Emit the data below verbatim, stripping out any pictures.

####

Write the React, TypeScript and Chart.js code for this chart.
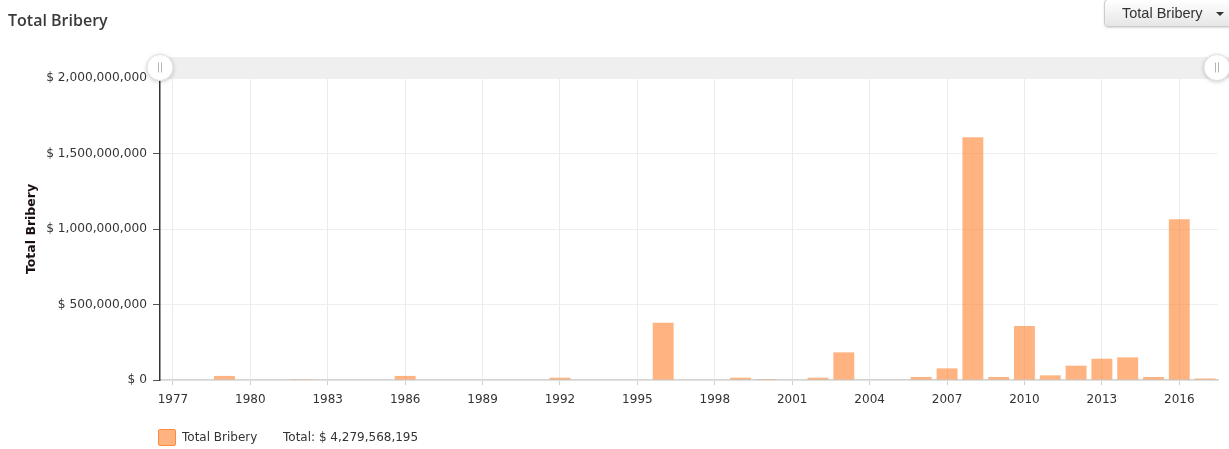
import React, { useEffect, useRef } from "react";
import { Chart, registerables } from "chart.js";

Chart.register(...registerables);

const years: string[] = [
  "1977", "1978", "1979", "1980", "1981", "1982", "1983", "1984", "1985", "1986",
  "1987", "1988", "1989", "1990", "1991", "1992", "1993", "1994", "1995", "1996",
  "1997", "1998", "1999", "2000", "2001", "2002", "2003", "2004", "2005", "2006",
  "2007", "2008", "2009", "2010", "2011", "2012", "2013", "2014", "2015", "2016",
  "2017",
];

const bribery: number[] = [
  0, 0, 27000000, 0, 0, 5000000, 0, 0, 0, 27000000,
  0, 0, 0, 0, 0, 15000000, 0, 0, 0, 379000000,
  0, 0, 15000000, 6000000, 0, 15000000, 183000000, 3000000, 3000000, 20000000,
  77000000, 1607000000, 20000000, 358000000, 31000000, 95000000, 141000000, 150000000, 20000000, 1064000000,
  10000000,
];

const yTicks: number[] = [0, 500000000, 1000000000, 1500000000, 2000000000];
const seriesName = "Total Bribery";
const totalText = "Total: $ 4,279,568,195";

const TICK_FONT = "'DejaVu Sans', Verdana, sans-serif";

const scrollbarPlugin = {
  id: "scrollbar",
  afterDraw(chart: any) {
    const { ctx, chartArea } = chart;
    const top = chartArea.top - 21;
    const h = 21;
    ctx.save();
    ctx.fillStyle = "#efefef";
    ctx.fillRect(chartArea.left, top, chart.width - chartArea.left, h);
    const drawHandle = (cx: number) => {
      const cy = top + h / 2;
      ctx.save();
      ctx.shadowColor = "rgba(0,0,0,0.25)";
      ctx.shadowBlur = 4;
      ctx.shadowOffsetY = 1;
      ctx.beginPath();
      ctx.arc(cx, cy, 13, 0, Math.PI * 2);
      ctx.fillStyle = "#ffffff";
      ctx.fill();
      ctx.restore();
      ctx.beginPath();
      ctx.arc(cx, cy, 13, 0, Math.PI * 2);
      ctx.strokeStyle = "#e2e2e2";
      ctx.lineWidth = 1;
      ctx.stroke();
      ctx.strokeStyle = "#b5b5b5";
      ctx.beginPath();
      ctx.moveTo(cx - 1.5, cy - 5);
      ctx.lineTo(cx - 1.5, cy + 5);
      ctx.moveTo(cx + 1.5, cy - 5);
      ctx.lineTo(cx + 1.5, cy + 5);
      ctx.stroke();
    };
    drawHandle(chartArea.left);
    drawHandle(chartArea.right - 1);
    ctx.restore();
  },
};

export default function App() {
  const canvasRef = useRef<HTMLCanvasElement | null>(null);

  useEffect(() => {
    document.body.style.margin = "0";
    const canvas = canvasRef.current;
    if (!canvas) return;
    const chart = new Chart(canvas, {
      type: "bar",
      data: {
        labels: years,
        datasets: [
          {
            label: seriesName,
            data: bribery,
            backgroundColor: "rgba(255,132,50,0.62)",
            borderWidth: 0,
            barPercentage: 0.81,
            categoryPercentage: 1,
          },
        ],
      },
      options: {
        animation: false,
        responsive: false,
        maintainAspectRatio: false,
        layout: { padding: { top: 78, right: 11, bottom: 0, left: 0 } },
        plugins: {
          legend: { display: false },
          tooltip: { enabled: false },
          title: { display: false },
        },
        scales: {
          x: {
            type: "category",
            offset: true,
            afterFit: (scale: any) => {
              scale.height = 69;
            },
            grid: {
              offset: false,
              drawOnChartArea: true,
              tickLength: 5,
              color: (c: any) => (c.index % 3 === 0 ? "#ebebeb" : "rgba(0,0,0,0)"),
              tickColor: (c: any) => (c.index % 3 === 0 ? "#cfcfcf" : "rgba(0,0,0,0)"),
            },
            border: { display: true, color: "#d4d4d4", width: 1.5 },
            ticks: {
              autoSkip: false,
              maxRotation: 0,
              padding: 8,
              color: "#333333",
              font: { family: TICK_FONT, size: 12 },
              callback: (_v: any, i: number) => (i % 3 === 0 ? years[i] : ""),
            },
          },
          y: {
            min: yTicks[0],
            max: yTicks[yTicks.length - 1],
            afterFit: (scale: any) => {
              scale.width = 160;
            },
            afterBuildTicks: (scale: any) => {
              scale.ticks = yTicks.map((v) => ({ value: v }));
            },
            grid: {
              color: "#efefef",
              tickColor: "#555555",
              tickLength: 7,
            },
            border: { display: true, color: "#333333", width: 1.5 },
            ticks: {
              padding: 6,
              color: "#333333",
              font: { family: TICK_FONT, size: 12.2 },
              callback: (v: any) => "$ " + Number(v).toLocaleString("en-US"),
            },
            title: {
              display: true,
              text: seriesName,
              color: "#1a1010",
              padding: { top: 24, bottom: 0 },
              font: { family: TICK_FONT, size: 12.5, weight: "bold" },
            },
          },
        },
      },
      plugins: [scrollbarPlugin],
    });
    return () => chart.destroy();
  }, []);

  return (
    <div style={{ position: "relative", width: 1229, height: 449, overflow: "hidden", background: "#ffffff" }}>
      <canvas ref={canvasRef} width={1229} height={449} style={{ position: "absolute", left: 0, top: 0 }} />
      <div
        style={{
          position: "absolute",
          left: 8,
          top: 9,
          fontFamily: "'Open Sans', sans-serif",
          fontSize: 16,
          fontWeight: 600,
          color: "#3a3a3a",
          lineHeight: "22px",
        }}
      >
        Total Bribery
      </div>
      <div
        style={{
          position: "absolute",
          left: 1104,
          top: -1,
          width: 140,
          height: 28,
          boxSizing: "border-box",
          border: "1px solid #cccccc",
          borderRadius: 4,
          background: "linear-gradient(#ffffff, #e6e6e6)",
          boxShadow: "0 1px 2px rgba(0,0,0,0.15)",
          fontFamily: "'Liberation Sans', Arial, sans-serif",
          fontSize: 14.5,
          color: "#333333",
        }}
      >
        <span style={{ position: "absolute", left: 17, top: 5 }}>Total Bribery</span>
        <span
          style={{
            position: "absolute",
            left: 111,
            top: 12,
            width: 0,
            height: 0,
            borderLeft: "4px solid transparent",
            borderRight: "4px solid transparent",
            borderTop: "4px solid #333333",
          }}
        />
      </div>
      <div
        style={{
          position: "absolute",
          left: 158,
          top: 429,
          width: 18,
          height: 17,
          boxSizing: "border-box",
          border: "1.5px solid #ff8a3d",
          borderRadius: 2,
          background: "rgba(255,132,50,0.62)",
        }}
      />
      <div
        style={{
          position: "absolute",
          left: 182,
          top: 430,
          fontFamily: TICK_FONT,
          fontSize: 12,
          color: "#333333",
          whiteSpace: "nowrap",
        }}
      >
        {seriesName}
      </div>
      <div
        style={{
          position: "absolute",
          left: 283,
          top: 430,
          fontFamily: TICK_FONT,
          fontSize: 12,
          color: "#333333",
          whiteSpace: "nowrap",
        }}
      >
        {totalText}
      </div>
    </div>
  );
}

####

> _Written answer_
Write the React, TypeScript and Chart.js code for this chart.
import React, { useEffect, useRef } from "react";
import { Chart, registerables } from "chart.js";

Chart.register(...registerables);

const years: string[] = [
  "1977", "1978", "1979", "1980", "1981", "1982", "1983", "1984", "1985", "1986",
  "1987", "1988", "1989", "1990", "1991", "1992", "1993", "1994", "1995", "1996",
  "1997", "1998", "1999", "2000", "2001", "2002", "2003", "2004", "2005", "2006",
  "2007", "2008", "2009", "2010", "2011", "2012", "2013", "2014", "2015", "2016",
  "2017",
];

const bribery: number[] = [
  0, 0, 27000000, 0, 0, 5000000, 0, 0, 0, 27000000,
  0, 0, 0, 0, 0, 15000000, 0, 0, 0, 379000000,
  0, 0, 15000000, 6000000, 0, 15000000, 183000000, 3000000, 3000000, 20000000,
  77000000, 1607000000, 20000000, 358000000, 31000000, 95000000, 141000000, 150000000, 20000000, 1064000000,
  10000000,
];

const yTicks: number[] = [0, 500000000, 1000000000, 1500000000, 2000000000];
const seriesName = "Total Bribery";
const totalText = "Total: $ 4,279,568,195";

const TICK_FONT = "'DejaVu Sans', Verdana, sans-serif";

const scrollbarPlugin = {
  id: "scrollbar",
  afterDraw(chart: any) {
    const { ctx, chartArea } = chart;
    const top = chartArea.top - 21;
    const h = 21;
    ctx.save();
    ctx.fillStyle = "#efefef";
    ctx.fillRect(chartArea.left, top, chart.width - chartArea.left, h);
    const drawHandle = (cx: number) => {
      const cy = top + h / 2;
      ctx.save();
      ctx.shadowColor = "rgba(0,0,0,0.25)";
      ctx.shadowBlur = 4;
      ctx.shadowOffsetY = 1;
      ctx.beginPath();
      ctx.arc(cx, cy, 13, 0, Math.PI * 2);
      ctx.fillStyle = "#ffffff";
      ctx.fill();
      ctx.restore();
      ctx.beginPath();
      ctx.arc(cx, cy, 13, 0, Math.PI * 2);
      ctx.strokeStyle = "#e2e2e2";
      ctx.lineWidth = 1;
      ctx.stroke();
      ctx.strokeStyle = "#b5b5b5";
      ctx.beginPath();
      ctx.moveTo(cx - 1.5, cy - 5);
      ctx.lineTo(cx - 1.5, cy + 5);
      ctx.moveTo(cx + 1.5, cy - 5);
      ctx.lineTo(cx + 1.5, cy + 5);
      ctx.stroke();
    };
    drawHandle(chartArea.left);
    drawHandle(chartArea.right - 1);
    ctx.restore();
  },
};

export default function App() {
  const canvasRef = useRef<HTMLCanvasElement | null>(null);

  useEffect(() => {
    document.body.style.margin = "0";
    const canvas = canvasRef.current;
    if (!canvas) return;
    const chart = new Chart(canvas, {
      type: "bar",
      data: {
        labels: years,
        datasets: [
          {
            label: seriesName,
            data: bribery,
            backgroundColor: "rgba(255,132,50,0.62)",
            borderWidth: 0,
            barPercentage: 0.81,
            categoryPercentage: 1,
          },
        ],
      },
      options: {
        animation: false,
        responsive: false,
        maintainAspectRatio: false,
        layout: { padding: { top: 78, right: 11, bottom: 0, left: 0 } },
        plugins: {
          legend: { display: false },
          tooltip: { enabled: false },
          title: { display: false },
        },
        scales: {
          x: {
            type: "category",
            offset: true,
            afterFit: (scale: any) => {
              scale.height = 69;
            },
            grid: {
              offset: false,
              drawOnChartArea: true,
              tickLength: 5,
              color: (c: any) => (c.index % 3 === 0 ? "#ebebeb" : "rgba(0,0,0,0)"),
              tickColor: (c: any) => (c.index % 3 === 0 ? "#cfcfcf" : "rgba(0,0,0,0)"),
            },
            border: { display: true, color: "#d4d4d4", width: 1.5 },
            ticks: {
              autoSkip: false,
              maxRotation: 0,
              padding: 8,
              color: "#333333",
              font: { family: TICK_FONT, size: 12 },
              callback: (_v: any, i: number) => (i % 3 === 0 ? years[i] : ""),
            },
          },
          y: {
            min: yTicks[0],
            max: yTicks[yTicks.length - 1],
            afterFit: (scale: any) => {
              scale.width = 160;
            },
            afterBuildTicks: (scale: any) => {
              scale.ticks = yTicks.map((v) => ({ value: v }));
            },
            grid: {
              color: "#efefef",
              tickColor: "#555555",
              tickLength: 7,
            },
            border: { display: true, color: "#333333", width: 1.5 },
            ticks: {
              padding: 6,
              color: "#333333",
              font: { family: TICK_FONT, size: 12.2 },
              callback: (v: any) => "$ " + Number(v).toLocaleString("en-US"),
            },
            title: {
              display: true,
              text: seriesName,
              color: "#1a1010",
              padding: { top: 24, bottom: 0 },
              font: { family: TICK_FONT, size: 12.5, weight: "bold" },
            },
          },
        },
      },
      plugins: [scrollbarPlugin],
    });
    return () => chart.destroy();
  }, []);

  return (
    <div style={{ position: "relative", width: 1229, height: 449, overflow: "hidden", background: "#ffffff" }}>
      <canvas ref={canvasRef} width={1229} height={449} style={{ position: "absolute", left: 0, top: 0 }} />
      <div
        style={{
          position: "absolute",
          left: 8,
          top: 9,
          fontFamily: "'Open Sans', sans-serif",
          fontSize: 16,
          fontWeight: 600,
          color: "#3a3a3a",
          lineHeight: "22px",
        }}
      >
        Total Bribery
      </div>
      <div
        style={{
          position: "absolute",
          left: 1104,
          top: -1,
          width: 140,
          height: 28,
          boxSizing: "border-box",
          border: "1px solid #cccccc",
          borderRadius: 4,
          background: "linear-gradient(#ffffff, #e6e6e6)",
          boxShadow: "0 1px 2px rgba(0,0,0,0.15)",
          fontFamily: "'Liberation Sans', Arial, sans-serif",
          fontSize: 14.5,
          color: "#333333",
        }}
      >
        <span style={{ position: "absolute", left: 17, top: 5 }}>Total Bribery</span>
        <span
          style={{
            position: "absolute",
            left: 111,
            top: 12,
            width: 0,
            height: 0,
            borderLeft: "4px solid transparent",
            borderRight: "4px solid transparent",
            borderTop: "4px solid #333333",
          }}
        />
      </div>
      <div
        style={{
          position: "absolute",
          left: 158,
          top: 429,
          width: 18,
          height: 17,
          boxSizing: "border-box",
          border: "1.5px solid #ff8a3d",
          borderRadius: 2,
          background: "rgba(255,132,50,0.62)",
        }}
      />
      <div
        style={{
          position: "absolute",
          left: 182,
          top: 430,
          fontFamily: TICK_FONT,
          fontSize: 12,
          color: "#333333",
          whiteSpace: "nowrap",
        }}
      >
        {seriesName}
      </div>
      <div
        style={{
          position: "absolute",
          left: 283,
          top: 430,
          fontFamily: TICK_FONT,
          fontSize: 12,
          color: "#333333",
          whiteSpace: "nowrap",
        }}
      >
        {totalText}
      </div>
    </div>
  );
}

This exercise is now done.